Brontë: Lives and Works

Lives and Works

The Brontë sisters were daughters of Patrick Brontë (1777–1861), an Anglican clergyman of Irish birth, educated at Cambridge. In 1820 Patrick Brontë became incumbent of Haworth, West Riding of Yorkshire. The next year his wife died, and her sister, Elizabeth Branwell, came to the parsonage to care for the six Brontë children, five girls and one boy, Branwell. Maria and Elizabeth, the two oldest girls, were sent to the Cowan Bridge school for the daughters of poor clergymen. In spite of the harsh conditions there, Charlotte and Emily were also sent in 1824, but were brought home after Maria and Elizabeth contracted tuberculosis and died.

At home for the next five years, the children were left much to themselves, and they began to write about an imaginary world they had created. This escapist writing, transcribed in tiny script on small pieces of paper, continued into adulthood and is a remarkable key to the development of genius in Charlotte and Emily. In 1831, Charlotte was sent to Miss Wooler's school at Roe Head. She became a teacher there in 1835, but in 1838 she returned to Haworth. At home she found the family finances in wretched condition. Branwell—talented as a writer and painter, on whom his sisters' hopes for money and success rested—had lost three jobs and was declining into alcoholism and opium addiction.

To increase their income Charlotte and her sisters laid ill-considered plans to establish a school. In order to study languages Emily and Charlotte spent 1842 at the Pensionnat Héger in Brussels, but returned home at the death of their aunt, who had willed them her small fortune. Both girls were offered positions at the pensionnat, but only Charlotte returned in 1843. She went home the following year, because, it is thought, she was in love with M. Héger and had aroused the jealousy of Mme Héger. Mr. Brontë's failing eyesight and the rapid degeneration of Branwell made this an unhappy period at home.

When Charlotte discovered Emily's poetry in 1845, Anne revealed hers, and the next year the collected poems of the three sisters, published at their own expense, appeared under the pseudonyms Currer, Ellis, and Acton Bell. In 1847 Emily's novel Wuthering Heights and Anne's Agnes Grey were published as a set. Although the novel The Professor by Charlotte was rejected, her Jane Eyre (1847) was accepted and published with great success. The identity of the sisters as authors was at first unknown even to their publishers. It was not until after the publication of Charlotte's Shirley in 1849 that the truth was made public.

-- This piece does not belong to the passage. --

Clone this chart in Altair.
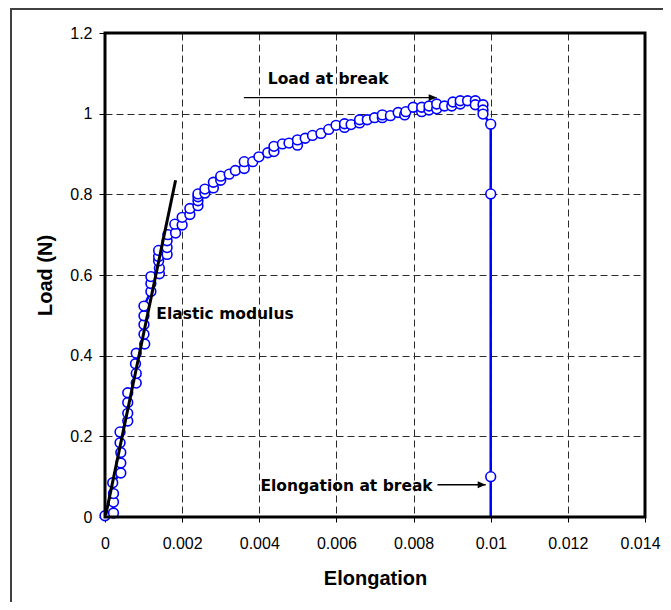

By the publication date tragedy had all but destroyed the Brontë family. In Sept., 1848, Branwell died; Emily caught cold at his funeral and, refusing all medical aid, died of tuberculosis the following December. Anne, whose Tenant of Wildfell Hall appeared in 1848, also died of tuberculosis in May, 1849. Now that the people who had occupied most of her life were gone, Charlotte began to make trips to London where she was lionized. Her Villette appeared in 1853. In 1854 she married her father's curate, Arthur Bell Nichols, with whom she seems to have been happy. She died, however, of pregnancy toxemia complicated by the Brontë susceptibility to tuberculosis, after only a year of marriage. The Professor was published posthumously in 1857.